### [MATERIAL PROVIDED]
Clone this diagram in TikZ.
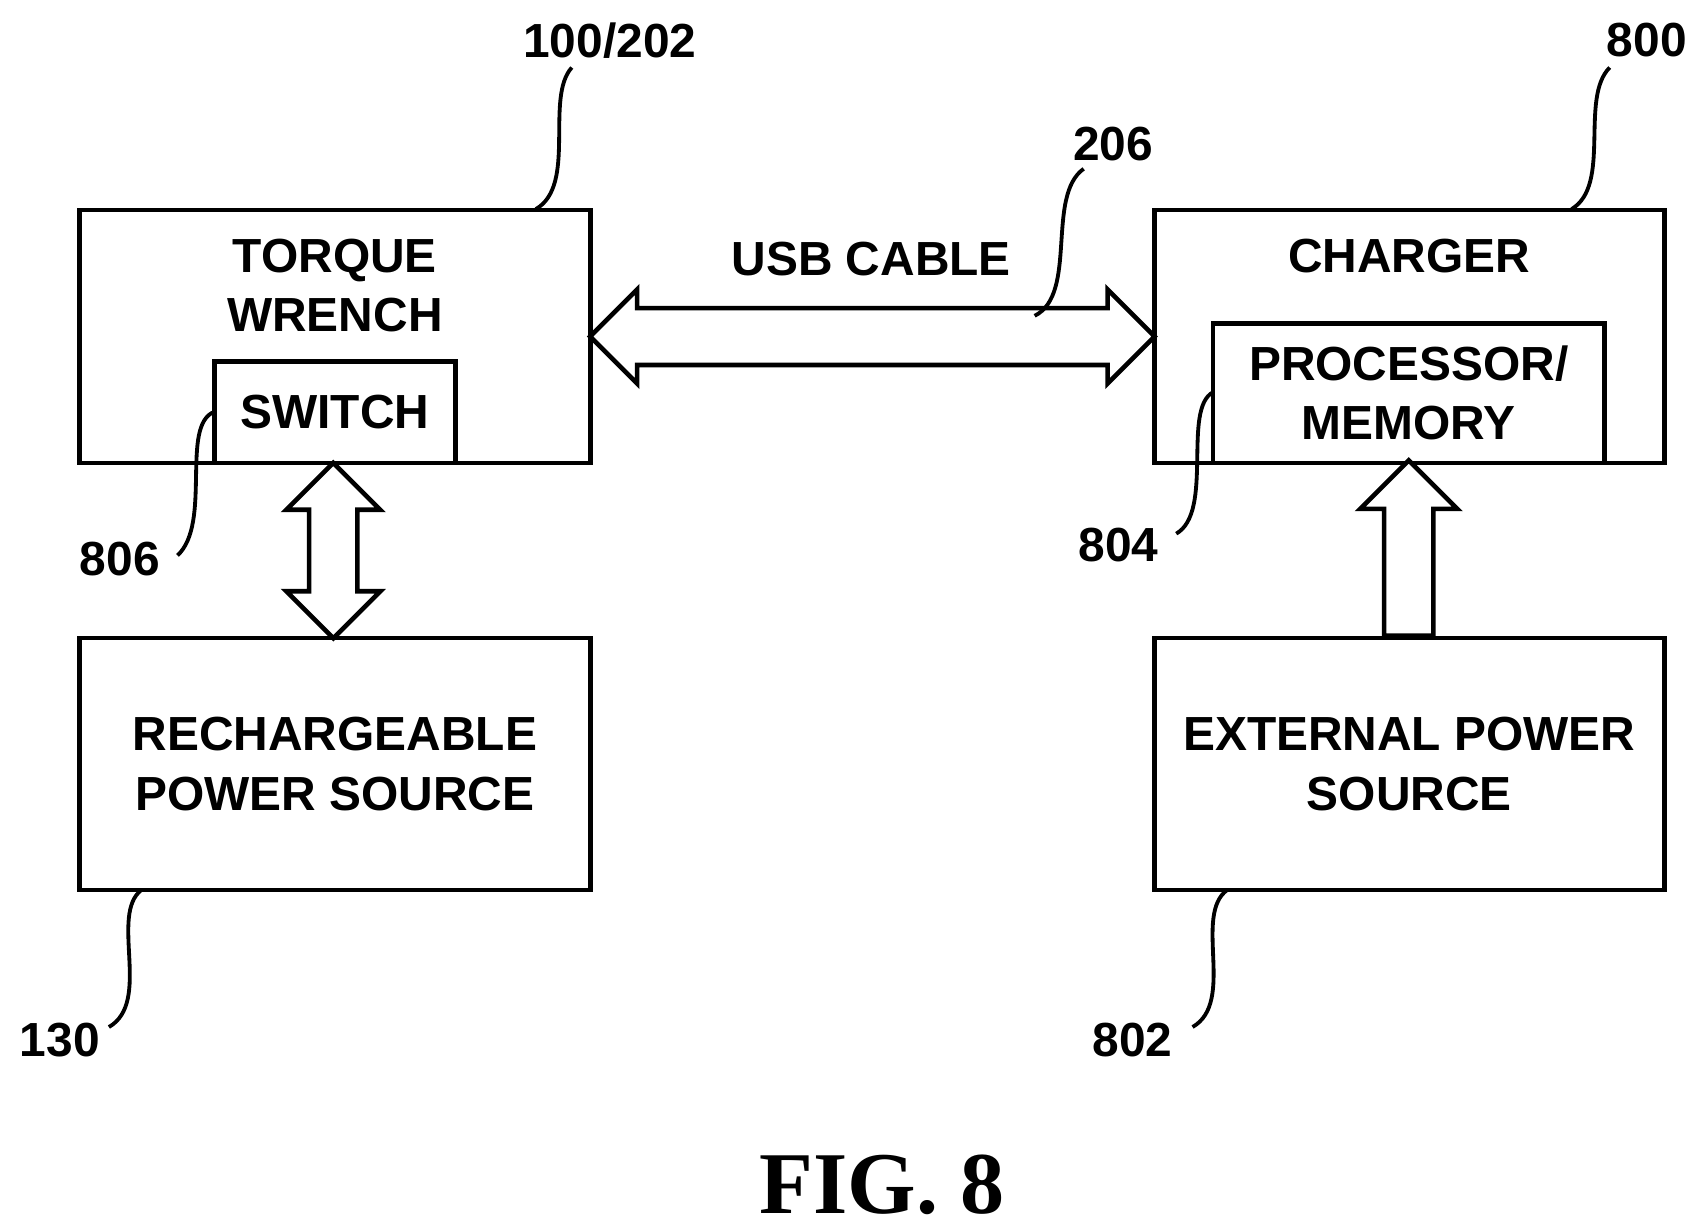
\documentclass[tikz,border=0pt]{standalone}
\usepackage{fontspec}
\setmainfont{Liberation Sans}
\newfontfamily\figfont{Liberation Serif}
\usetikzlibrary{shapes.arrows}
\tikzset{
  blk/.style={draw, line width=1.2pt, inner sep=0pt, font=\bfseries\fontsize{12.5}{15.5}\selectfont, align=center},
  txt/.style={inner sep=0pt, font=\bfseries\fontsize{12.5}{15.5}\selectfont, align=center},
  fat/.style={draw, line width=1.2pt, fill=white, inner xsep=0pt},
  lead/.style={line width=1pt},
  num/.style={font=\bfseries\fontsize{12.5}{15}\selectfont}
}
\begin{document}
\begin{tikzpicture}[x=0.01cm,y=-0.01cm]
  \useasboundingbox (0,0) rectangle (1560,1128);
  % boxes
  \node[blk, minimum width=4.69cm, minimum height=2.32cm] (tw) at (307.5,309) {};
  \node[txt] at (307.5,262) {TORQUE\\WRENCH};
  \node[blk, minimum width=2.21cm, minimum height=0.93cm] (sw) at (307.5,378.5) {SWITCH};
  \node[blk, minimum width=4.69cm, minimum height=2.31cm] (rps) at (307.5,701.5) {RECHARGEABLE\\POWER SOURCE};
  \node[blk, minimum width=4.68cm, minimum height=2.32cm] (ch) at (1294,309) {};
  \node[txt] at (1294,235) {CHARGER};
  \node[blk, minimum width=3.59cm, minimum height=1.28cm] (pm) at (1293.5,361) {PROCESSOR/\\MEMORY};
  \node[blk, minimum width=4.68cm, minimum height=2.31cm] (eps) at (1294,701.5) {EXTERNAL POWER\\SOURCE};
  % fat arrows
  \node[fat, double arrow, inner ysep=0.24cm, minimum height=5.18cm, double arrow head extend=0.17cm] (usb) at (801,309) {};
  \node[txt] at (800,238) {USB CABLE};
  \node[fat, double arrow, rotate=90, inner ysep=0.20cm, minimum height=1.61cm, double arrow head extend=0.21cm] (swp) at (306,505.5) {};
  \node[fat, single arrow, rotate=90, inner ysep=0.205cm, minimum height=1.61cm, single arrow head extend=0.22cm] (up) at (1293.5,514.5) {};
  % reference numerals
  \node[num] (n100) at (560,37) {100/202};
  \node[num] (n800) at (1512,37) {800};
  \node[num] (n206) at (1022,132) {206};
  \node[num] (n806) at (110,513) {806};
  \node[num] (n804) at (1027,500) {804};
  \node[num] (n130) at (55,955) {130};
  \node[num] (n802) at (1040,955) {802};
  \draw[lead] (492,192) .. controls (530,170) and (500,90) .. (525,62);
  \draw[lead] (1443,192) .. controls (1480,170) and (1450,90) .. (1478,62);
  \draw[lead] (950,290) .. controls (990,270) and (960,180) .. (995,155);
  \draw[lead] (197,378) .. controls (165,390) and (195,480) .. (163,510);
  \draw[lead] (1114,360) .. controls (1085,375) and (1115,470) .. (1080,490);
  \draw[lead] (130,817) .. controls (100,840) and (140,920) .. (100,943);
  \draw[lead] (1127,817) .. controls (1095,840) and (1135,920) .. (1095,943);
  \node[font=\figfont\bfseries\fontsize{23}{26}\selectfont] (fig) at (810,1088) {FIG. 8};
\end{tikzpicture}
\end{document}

### [GIVEN PROBLEM]
The pictures should not be reproduced; quote all of the other material exactly.

### [EXERCISE OUTPUT]
Clone this diagram in TikZ.
\documentclass[tikz,border=0pt]{standalone}
\usepackage{fontspec}
\setmainfont{Liberation Sans}
\newfontfamily\figfont{Liberation Serif}
\usetikzlibrary{shapes.arrows}
\tikzset{
  blk/.style={draw, line width=1.2pt, inner sep=0pt, font=\bfseries\fontsize{12.5}{15.5}\selectfont, align=center},
  txt/.style={inner sep=0pt, font=\bfseries\fontsize{12.5}{15.5}\selectfont, align=center},
  fat/.style={draw, line width=1.2pt, fill=white, inner xsep=0pt},
  lead/.style={line width=1pt},
  num/.style={font=\bfseries\fontsize{12.5}{15}\selectfont}
}
\begin{document}
\begin{tikzpicture}[x=0.01cm,y=-0.01cm]
  \useasboundingbox (0,0) rectangle (1560,1128);
  % boxes
  \node[blk, minimum width=4.69cm, minimum height=2.32cm] (tw) at (307.5,309) {};
  \node[txt] at (307.5,262) {TORQUE\\WRENCH};
  \node[blk, minimum width=2.21cm, minimum height=0.93cm] (sw) at (307.5,378.5) {SWITCH};
  \node[blk, minimum width=4.69cm, minimum height=2.31cm] (rps) at (307.5,701.5) {RECHARGEABLE\\POWER SOURCE};
  \node[blk, minimum width=4.68cm, minimum height=2.32cm] (ch) at (1294,309) {};
  \node[txt] at (1294,235) {CHARGER};
  \node[blk, minimum width=3.59cm, minimum height=1.28cm] (pm) at (1293.5,361) {PROCESSOR/\\MEMORY};
  \node[blk, minimum width=4.68cm, minimum height=2.31cm] (eps) at (1294,701.5) {EXTERNAL POWER\\SOURCE};
  % fat arrows
  \node[fat, double arrow, inner ysep=0.24cm, minimum height=5.18cm, double arrow head extend=0.17cm] (usb) at (801,309) {};
  \node[txt] at (800,238) {USB CABLE};
  \node[fat, double arrow, rotate=90, inner ysep=0.20cm, minimum height=1.61cm, double arrow head extend=0.21cm] (swp) at (306,505.5) {};
  \node[fat, single arrow, rotate=90, inner ysep=0.205cm, minimum height=1.61cm, single arrow head extend=0.22cm] (up) at (1293.5,514.5) {};
  % reference numerals
  \node[num] (n100) at (560,37) {100/202};
  \node[num] (n800) at (1512,37) {800};
  \node[num] (n206) at (1022,132) {206};
  \node[num] (n806) at (110,513) {806};
  \node[num] (n804) at (1027,500) {804};
  \node[num] (n130) at (55,955) {130};
  \node[num] (n802) at (1040,955) {802};
  \draw[lead] (492,192) .. controls (530,170) and (500,90) .. (525,62);
  \draw[lead] (1443,192) .. controls (1480,170) and (1450,90) .. (1478,62);
  \draw[lead] (950,290) .. controls (990,270) and (960,180) .. (995,155);
  \draw[lead] (197,378) .. controls (165,390) and (195,480) .. (163,510);
  \draw[lead] (1114,360) .. controls (1085,375) and (1115,470) .. (1080,490);
  \draw[lead] (130,817) .. controls (100,840) and (140,920) .. (100,943);
  \draw[lead] (1127,817) .. controls (1095,840) and (1135,920) .. (1095,943);
  \node[font=\figfont\bfseries\fontsize{23}{26}\selectfont] (fig) at (810,1088) {FIG. 8};
\end{tikzpicture}
\end{document}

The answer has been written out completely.